Out of your services (AFP/SMB, Mail, OD, SWU, and web), the one with the most potential for disaster and headache is clearly mail. If you are using the same host device, cutting services over in pieces will not be possible. However, here are some suggestions and potential points of concern.
AFP/SMB file services are cake. The only thing you need to consider is the potential time to copy the data if you are moving it to new disks. The other issue will be user's GUID values and the associated ACLs. Let's take the following scenario based on what you've detailed.
• You have data on /HDD/Shares/ and you are planning on moving them to the SSD. Is the SSD drive large enough to accept this data?
• If you had a share /HDD/Shares/Data and this contained an ACL allowing the design group to have access, the design group from the 10.6.8 OD may have a different GUID than the one you create on the 10.9.1 system. If this is the case, you can purge all ACLs with a sudo chmod -R -N /path/to/data. (Server.app should remove and then add but older versions resulted in merged messes so I go nuclear on the old settings) Then you can apply your new ACLs and allow the permissions to propagate.
• If you are leaving the data were it is, you will simply need to reset permissions. However, note that if you are exporting and then importing users (via an OD backup or via standard record format) then you are maintaining GUID and should not need to touch any permissions.
Regarding SWU, I would suggest looking into Caching server. If you are moving the entire environment to 10.9 and iOS 7, SWU is no longer needed. Caching server is easy as pie, requires no client configuration, and is more economical on your internet connection and server storage requirements.
Web is pretty easy also.

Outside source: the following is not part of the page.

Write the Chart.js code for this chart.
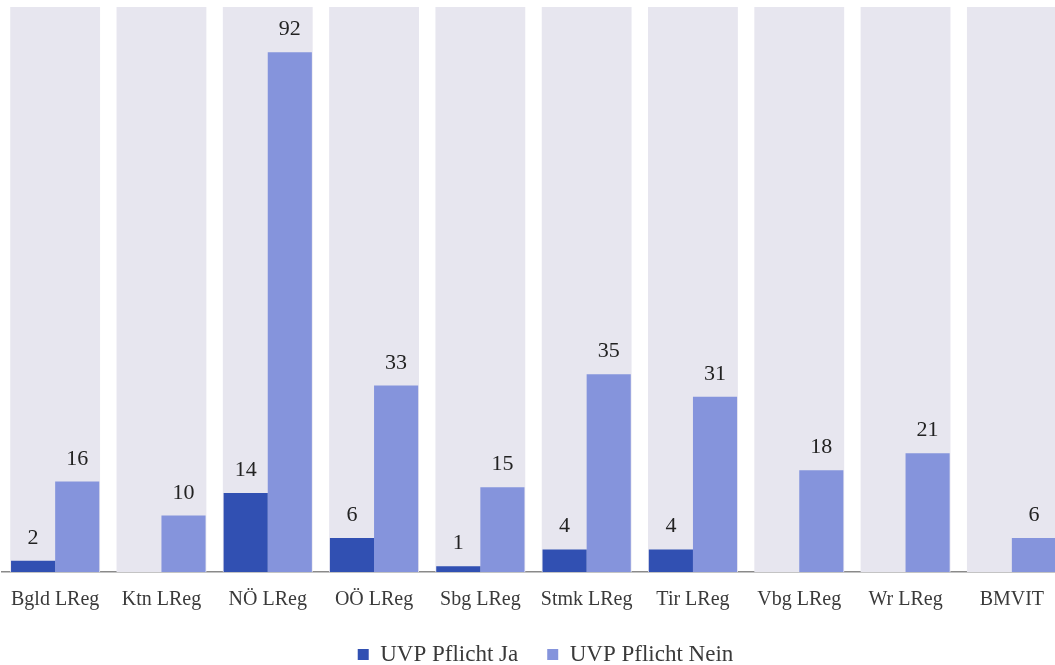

But, this is dependant on what you are doing with web. If html/php/perl then you pretty much just move your site folders and you are up and running. If you were using MySQL, note that Apple replaced it with Postgres. You can either perform a conversion from MySQL to Postgres or you can just install MySQL again manually. The choice is yours. If you are not doing database backed sites, the migration should be cake.
OD is one of those technologies that I always prefer to start clean. In really large environments, this can be very tough due to passwords. You can export an OD backup from 10.6 and attempt a restore in 10.9.1. If you have a lot of MCX in 10.6.8, you may run into some trouble as Apple has deprecated MCX in 10.8 and above. However, this ensures that you have everything, from password to GUID. Test, test, and test some more if you go this route. An alternate option, especially if you are embracing the move away from MCX and to Profiles, is to do a user and group export for 10.6's Workgroup Manager. This will not provide passwords but it will provide editable text files of your account data. You can strip out the MXC and other legacy values and then use the resulting file to import users into a clean 10.9.1 OD master. Once again, you will not get passwords unless you add them to the import file. You need to figure out how many accounts and how sensitive users are to password resets.
The final piece is mail. This is the one area I have very little experience. I've been burned by Apple's mails solutions from way back in the AppleShare IP days and now make it policy to use anything else but Apple's mail solution. In a perfect world, moving the mail data store to the new OS and triggering Server.app should be enough. But Apple + mail never seem to enter the realm of a perfect world.
And finally, make sure DNS is correct before you do anything. Since you are dealing with mail, you should also shut firewall port forwards to prevent new mail from coming into the server while you work on the migration. Nothing worse than stitching mail together after a blown migration attempt.